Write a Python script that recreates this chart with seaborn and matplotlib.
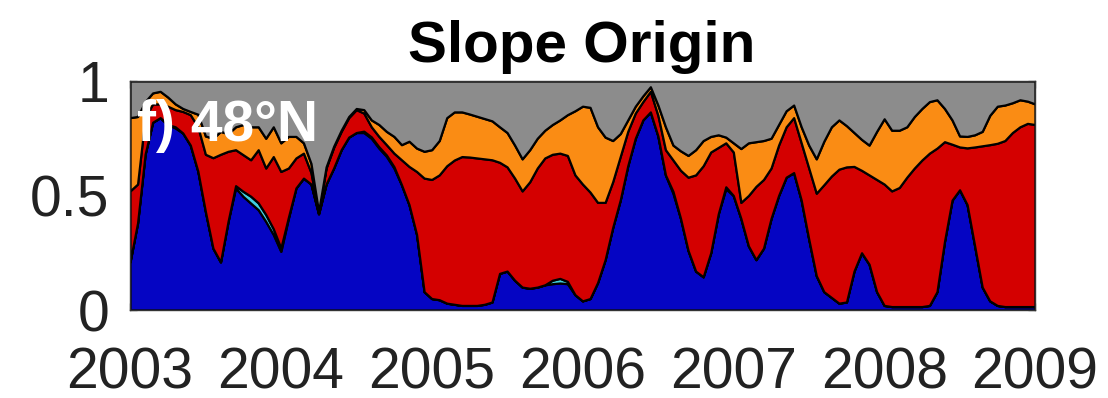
import numpy as np
import pandas as pd
import matplotlib
matplotlib.use("Agg")
import matplotlib.pyplot as plt
from matplotlib.ticker import MultipleLocator
import seaborn as sns

# Sampling of the record (decimal years)
start_year = 2003.0
step_years = 0.05

# Cumulative upper boundary of the blue (bottom) water-mass fraction
blue_top = [
    0.21, 0.38, 0.68, 0.82, 0.84, 0.81, 0.795, 0.773, 0.72, 0.606,
    0.43, 0.27, 0.21, 0.387, 0.533, 0.496, 0.467, 0.438, 0.387, 0.33,
    0.256, 0.40, 0.533, 0.576, 0.55, 0.42, 0.55, 0.62, 0.70, 0.755,
    0.775, 0.775, 0.75, 0.707, 0.671, 0.62, 0.547, 0.46, 0.33, 0.08,
    0.05, 0.045, 0.03, 0.025, 0.02, 0.02, 0.02, 0.025, 0.035, 0.16,
    0.17, 0.13, 0.10, 0.095, 0.10, 0.11, 0.115, 0.118, 0.115, 0.067,
    0.04, 0.05, 0.12, 0.22, 0.36, 0.48, 0.63, 0.75, 0.83, 0.865,
    0.76, 0.59, 0.51, 0.40, 0.26, 0.17, 0.145, 0.25, 0.42, 0.53,
    0.50, 0.40, 0.28, 0.22, 0.27, 0.40, 0.50, 0.58, 0.60, 0.48,
    0.31, 0.15, 0.08, 0.055, 0.03, 0.035, 0.17, 0.25, 0.20, 0.08,
    0.02, 0.015, 0.015, 0.015, 0.015, 0.015, 0.02, 0.08, 0.30, 0.48,
    0.525, 0.46, 0.28, 0.10, 0.04, 0.02, 0.015, 0.015, 0.015, 0.015,
    0.015,
]

# Thickness of the thin cyan fraction sitting on the blue one
cyan_part = [
    0.0, 0.0, 0.0, 0.0, 0.0, 0.0, 0.005, 0.0, 0.0, 0.0,
    0.0, 0.0, 0.0, 0.0, 0.01, 0.022, 0.03, 0.03, 0.03, 0.025,
    0.015, 0.005, 0.0, 0.0, 0.0, 0.0, 0.0, 0.0, 0.0, 0.0,
    0.0, 0.006, 0.006, 0.006, 0.006, 0.006, 0.0, 0.0, 0.0, 0.0,
    0.0, 0.0, 0.0, 0.0, 0.0, 0.0, 0.0, 0.0, 0.0, 0.0,
    0.0, 0.0, 0.0, 0.0, 0.0, 0.0, 0.015, 0.02, 0.01, 0.0,
    0.0, 0.0, 0.0, 0.0, 0.0, 0.0, 0.0, 0.0, 0.0, 0.0,
    0.0, 0.0, 0.008, 0.0, 0.0, 0.0, 0.0, 0.0, 0.0, 0.008,
    0.0, 0.0, 0.0, 0.0, 0.0, 0.0, 0.0, 0.0, 0.0, 0.0,
    0.0, 0.0, 0.0, 0.0, 0.0, 0.0, 0.0, 0.0, 0.0, 0.0,
    0.0, 0.0, 0.0, 0.0, 0.0, 0.0, 0.0, 0.0, 0.0, 0.0,
    0.0, 0.0, 0.0, 0.0, 0.0, 0.0, 0.0, 0.0, 0.0, 0.0,
    0.0,
]

# Cumulative upper boundary of the red fraction
red_top = [
    0.52, 0.55, 0.84, 0.90, 0.90, 0.89, 0.875, 0.867, 0.853, 0.80,
    0.68, 0.665, 0.68, 0.693, 0.70, 0.678, 0.656, 0.70, 0.62, 0.67,
    0.605, 0.62, 0.664, 0.685, 0.60, 0.425, 0.62, 0.71, 0.78, 0.84,
    0.875, 0.86, 0.80, 0.758, 0.722, 0.685, 0.656, 0.627, 0.605, 0.576,
    0.57, 0.59, 0.63, 0.655, 0.67, 0.668, 0.664, 0.66, 0.656, 0.645,
    0.625, 0.576, 0.52, 0.56, 0.62, 0.664, 0.68, 0.685, 0.675, 0.59,
    0.55, 0.515, 0.47, 0.47, 0.56, 0.67, 0.78, 0.86, 0.91, 0.955,
    0.85, 0.70, 0.655, 0.61, 0.58, 0.59, 0.63, 0.69, 0.71, 0.73,
    0.69, 0.47, 0.50, 0.54, 0.57, 0.62, 0.72, 0.80, 0.84, 0.73,
    0.62, 0.51, 0.547, 0.585, 0.615, 0.625, 0.627, 0.61, 0.59, 0.57,
    0.55, 0.52, 0.535, 0.58, 0.62, 0.655, 0.685, 0.707, 0.735, 0.724,
    0.712, 0.708, 0.712, 0.717, 0.722, 0.728, 0.74, 0.775, 0.80, 0.815,
    0.81,
]

# Cumulative upper boundary of the orange fraction (grey fills the rest)
orange_top = [
    0.84, 0.845, 0.91, 0.948, 0.955, 0.93, 0.90, 0.88, 0.867, 0.855,
    0.76, 0.75, 0.78, 0.77, 0.80, 0.81, 0.80, 0.80, 0.75, 0.80,
    0.73, 0.758, 0.758, 0.73, 0.64, 0.43, 0.625, 0.715, 0.785, 0.845,
    0.88, 0.875, 0.83, 0.81, 0.78, 0.758, 0.722, 0.737, 0.707, 0.693,
    0.70, 0.74, 0.84, 0.865, 0.865, 0.856, 0.846, 0.836, 0.826, 0.80,
    0.775, 0.72, 0.66, 0.70, 0.75, 0.785, 0.81, 0.83, 0.853, 0.87,
    0.89, 0.885, 0.80, 0.755, 0.74, 0.77, 0.83, 0.89, 0.935, 0.975,
    0.895, 0.80, 0.72, 0.695, 0.675, 0.70, 0.74, 0.758, 0.765, 0.755,
    0.73, 0.705, 0.73, 0.735, 0.74, 0.75, 0.81, 0.87, 0.895, 0.80,
    0.72, 0.66, 0.737, 0.80, 0.83, 0.805, 0.775, 0.745, 0.72, 0.78,
    0.835, 0.785, 0.785, 0.80, 0.845, 0.88, 0.91, 0.918, 0.88, 0.83,
    0.76, 0.758, 0.765, 0.78, 0.85, 0.89, 0.895, 0.905, 0.918, 0.912,
    0.90,
]

year_ticks = [2003, 2004, 2005, 2006, 2007, 2008, 2009]
y_ticks = [0, 0.5, 1]
y_tick_labels = ["0", "0.5", "1"]
layer_colors = ["#0505C3", "#40D0E0", "#D40000", "#FA8C14", "#8C8C8C"]

years = start_year + step_years * np.arange(len(blue_top))
df = pd.DataFrame({
    "year": years,
    "blue_top": blue_top,
    "cyan": cyan_part,
    "red_top": red_top,
    "orange_top": orange_top,
})
df["blue"] = df["blue_top"]
df["red"] = df["red_top"] - df["blue_top"] - df["cyan"]
df["orange"] = df["orange_top"] - df["red_top"]
df["grey"] = 1.0 - df["orange_top"]

sns.set_style("ticks")
plt.rcParams["font.family"] = ["Liberation Sans", "DejaVu Sans"]

fig = plt.figure(figsize=(11.08, 3.98), dpi=100)
ax = fig.add_axes([130 / 1108, 88 / 398, 905 / 1108, 229 / 398])

palette = sns.color_palette(layer_colors)
ax.stackplot(
    df["year"], df["blue"], df["cyan"], df["red"], df["orange"], df["grey"],
    colors=palette, edgecolor="black", linewidth=1.6,
)

ax.set_xlim(2003, 2009)
ax.set_ylim(0, 1)
ax.set_xticks(year_ticks)
ax.set_xticklabels([str(y) for y in year_ticks])
ax.xaxis.set_minor_locator(MultipleLocator(0.2))
ax.set_yticks(y_ticks)
ax.set_yticklabels(y_tick_labels)

ax.tick_params(axis="both", which="both", direction="in",
               top=True, right=True, colors="#333333", labelcolor="#222222")
ax.tick_params(axis="both", which="major", length=5, width=0.9, labelsize=41)
ax.tick_params(axis="both", which="minor", length=2.5, width=0.7)
ax.tick_params(axis="x", which="major", pad=26)
ax.tick_params(axis="y", which="major", pad=15)
for spine in ax.spines.values():
    spine.set_color("#333333")
    spine.set_linewidth(1.0)

ax.text(7 / 905, (310 - 141) / 229, "f) 48°N", transform=ax.transAxes,
        color="white", fontsize=41, fontweight="bold",
        ha="left", va="baseline")

fig.text(582 / 1108, (398 - 62) / 398, "Slope Origin", fontsize=42,
         fontweight="bold", ha="center", va="baseline", color="black")

fig.savefig("out.png", dpi=100)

- - - -

**REQUEST**
Take the material above from its first line through the line holding "step_years = 0.05" and set it down exactly, without the pictures.

**FULL RESPONSE**
Write a Python script that recreates this chart with seaborn and matplotlib.
import numpy as np
import pandas as pd
import matplotlib
matplotlib.use("Agg")
import matplotlib.pyplot as plt
from matplotlib.ticker import MultipleLocator
import seaborn as sns

# Sampling of the record (decimal years)
start_year = 2003.0
step_years = 0.05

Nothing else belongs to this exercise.